### [Your instructions]
Restate exactly the lines of the entries below, beginning with the first and ending with the line that holds "import seaborn as sns". Pictures are not copied.

## Start Provided data

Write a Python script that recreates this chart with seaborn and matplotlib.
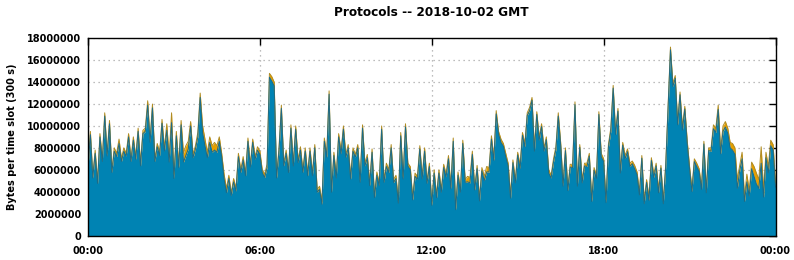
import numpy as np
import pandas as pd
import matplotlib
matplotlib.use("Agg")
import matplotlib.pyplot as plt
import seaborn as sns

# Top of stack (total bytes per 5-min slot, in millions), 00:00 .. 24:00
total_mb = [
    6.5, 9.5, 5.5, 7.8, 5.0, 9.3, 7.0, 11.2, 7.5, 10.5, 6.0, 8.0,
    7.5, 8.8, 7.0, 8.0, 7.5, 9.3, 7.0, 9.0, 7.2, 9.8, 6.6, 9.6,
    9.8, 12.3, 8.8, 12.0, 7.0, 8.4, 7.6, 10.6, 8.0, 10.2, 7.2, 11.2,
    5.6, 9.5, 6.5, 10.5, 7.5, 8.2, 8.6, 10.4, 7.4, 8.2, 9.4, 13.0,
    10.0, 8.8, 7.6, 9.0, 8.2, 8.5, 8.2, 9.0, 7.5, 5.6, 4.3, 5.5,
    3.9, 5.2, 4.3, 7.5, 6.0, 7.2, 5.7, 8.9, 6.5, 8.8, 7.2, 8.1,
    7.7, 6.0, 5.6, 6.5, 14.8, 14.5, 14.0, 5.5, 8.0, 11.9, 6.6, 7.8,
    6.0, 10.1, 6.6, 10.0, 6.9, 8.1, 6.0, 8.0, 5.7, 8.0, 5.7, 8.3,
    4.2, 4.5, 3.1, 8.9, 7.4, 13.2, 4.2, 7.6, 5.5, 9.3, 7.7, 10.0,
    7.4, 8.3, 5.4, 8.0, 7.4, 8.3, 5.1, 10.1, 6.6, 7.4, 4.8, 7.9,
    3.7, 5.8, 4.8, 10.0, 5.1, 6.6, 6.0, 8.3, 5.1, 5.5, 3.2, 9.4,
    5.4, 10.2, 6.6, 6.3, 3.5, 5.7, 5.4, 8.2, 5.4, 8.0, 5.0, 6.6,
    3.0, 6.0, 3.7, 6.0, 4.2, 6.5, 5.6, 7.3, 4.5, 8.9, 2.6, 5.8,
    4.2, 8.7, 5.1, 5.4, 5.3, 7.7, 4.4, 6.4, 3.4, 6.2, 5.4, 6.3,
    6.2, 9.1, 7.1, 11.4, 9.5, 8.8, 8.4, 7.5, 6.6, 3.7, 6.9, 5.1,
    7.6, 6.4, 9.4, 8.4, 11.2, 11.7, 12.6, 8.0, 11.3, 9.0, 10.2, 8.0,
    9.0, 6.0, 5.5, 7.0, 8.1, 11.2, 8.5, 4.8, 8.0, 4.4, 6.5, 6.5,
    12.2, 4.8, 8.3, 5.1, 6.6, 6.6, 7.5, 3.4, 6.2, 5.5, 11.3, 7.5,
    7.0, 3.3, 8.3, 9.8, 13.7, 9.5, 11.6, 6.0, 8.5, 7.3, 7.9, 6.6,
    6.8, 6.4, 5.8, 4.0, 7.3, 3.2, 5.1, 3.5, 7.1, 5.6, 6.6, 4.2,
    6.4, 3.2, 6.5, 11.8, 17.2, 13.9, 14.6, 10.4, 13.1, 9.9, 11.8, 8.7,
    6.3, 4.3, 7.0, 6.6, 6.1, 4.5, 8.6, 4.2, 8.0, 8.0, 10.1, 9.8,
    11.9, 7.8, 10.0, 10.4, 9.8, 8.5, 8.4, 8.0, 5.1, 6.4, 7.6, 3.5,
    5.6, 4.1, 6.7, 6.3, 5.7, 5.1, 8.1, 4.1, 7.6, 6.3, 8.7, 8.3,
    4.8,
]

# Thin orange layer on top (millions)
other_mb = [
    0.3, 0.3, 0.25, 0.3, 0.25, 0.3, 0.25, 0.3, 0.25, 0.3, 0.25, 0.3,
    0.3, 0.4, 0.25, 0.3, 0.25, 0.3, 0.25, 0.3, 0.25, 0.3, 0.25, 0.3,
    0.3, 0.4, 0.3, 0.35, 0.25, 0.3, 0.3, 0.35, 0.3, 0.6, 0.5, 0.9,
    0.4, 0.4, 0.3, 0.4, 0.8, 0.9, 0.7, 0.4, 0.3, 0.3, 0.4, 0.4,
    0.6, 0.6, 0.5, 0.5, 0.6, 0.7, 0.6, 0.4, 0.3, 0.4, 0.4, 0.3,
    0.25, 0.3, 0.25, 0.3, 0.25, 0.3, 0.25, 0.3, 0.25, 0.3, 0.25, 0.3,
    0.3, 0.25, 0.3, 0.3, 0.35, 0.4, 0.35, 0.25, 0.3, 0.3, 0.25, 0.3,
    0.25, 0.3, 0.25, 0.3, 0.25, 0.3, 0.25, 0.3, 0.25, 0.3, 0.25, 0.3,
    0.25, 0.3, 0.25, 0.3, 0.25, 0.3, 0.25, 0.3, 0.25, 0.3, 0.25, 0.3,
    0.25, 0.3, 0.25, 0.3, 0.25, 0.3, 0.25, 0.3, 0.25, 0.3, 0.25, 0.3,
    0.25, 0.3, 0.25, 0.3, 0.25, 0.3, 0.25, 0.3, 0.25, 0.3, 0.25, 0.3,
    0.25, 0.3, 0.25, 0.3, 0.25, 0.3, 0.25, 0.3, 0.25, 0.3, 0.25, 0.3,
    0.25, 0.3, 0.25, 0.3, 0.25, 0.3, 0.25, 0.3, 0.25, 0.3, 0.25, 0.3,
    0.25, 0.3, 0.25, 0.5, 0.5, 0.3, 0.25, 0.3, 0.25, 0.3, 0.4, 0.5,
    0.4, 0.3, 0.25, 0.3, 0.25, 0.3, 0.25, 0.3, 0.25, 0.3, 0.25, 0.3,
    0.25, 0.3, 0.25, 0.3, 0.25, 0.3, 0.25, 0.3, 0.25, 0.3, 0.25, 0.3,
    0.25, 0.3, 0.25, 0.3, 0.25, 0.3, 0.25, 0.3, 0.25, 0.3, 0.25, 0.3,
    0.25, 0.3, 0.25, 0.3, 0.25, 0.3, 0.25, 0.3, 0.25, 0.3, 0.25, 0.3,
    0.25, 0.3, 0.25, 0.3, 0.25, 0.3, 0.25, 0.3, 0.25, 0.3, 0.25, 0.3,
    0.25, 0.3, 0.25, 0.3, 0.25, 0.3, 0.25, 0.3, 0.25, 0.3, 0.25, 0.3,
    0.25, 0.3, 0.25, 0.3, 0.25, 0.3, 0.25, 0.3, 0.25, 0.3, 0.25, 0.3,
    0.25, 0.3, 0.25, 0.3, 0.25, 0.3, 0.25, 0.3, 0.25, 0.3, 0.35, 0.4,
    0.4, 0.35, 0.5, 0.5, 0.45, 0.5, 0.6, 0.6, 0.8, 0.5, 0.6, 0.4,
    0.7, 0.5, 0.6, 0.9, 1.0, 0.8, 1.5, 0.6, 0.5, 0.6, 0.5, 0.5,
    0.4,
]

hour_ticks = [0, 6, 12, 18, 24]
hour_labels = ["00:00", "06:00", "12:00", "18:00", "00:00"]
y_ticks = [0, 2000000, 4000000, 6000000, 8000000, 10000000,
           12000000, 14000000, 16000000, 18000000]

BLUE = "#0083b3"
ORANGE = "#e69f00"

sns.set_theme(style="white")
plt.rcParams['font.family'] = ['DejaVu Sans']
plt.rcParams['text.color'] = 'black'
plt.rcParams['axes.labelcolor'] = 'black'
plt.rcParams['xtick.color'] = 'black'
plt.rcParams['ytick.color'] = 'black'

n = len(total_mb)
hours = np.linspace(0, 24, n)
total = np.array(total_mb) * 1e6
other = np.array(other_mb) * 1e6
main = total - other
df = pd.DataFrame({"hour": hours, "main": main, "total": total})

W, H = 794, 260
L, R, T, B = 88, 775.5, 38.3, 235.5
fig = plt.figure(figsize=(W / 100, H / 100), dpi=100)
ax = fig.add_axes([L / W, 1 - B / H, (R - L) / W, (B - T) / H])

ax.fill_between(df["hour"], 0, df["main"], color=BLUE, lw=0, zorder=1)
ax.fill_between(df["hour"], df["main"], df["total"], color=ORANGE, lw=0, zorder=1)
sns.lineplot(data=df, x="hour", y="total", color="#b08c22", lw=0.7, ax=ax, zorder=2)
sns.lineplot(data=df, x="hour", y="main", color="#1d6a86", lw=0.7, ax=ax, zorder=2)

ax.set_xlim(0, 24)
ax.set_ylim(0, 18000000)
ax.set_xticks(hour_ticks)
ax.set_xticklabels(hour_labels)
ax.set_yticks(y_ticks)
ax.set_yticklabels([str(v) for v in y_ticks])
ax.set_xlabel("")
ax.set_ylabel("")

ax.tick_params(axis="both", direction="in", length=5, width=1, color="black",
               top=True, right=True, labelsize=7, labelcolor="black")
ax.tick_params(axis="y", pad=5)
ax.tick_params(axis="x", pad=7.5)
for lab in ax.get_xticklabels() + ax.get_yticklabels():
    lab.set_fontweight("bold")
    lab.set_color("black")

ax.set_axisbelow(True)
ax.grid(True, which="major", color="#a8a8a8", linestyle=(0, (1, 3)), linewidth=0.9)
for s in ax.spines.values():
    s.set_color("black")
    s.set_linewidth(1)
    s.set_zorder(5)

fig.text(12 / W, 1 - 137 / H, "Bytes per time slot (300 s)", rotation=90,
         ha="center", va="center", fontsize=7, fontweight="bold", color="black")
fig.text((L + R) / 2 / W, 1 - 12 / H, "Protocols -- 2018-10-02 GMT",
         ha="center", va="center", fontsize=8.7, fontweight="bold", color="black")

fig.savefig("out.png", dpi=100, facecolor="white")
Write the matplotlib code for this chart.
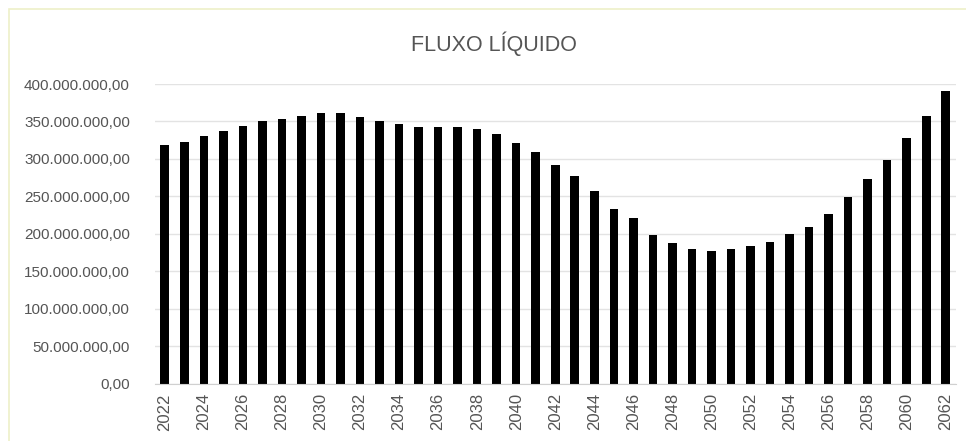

## End Provided data

### [Correct response]
Write a Python script that recreates this chart with seaborn and matplotlib.
import numpy as np
import pandas as pd
import matplotlib
matplotlib.use("Agg")
import matplotlib.pyplot as plt
import seaborn as sns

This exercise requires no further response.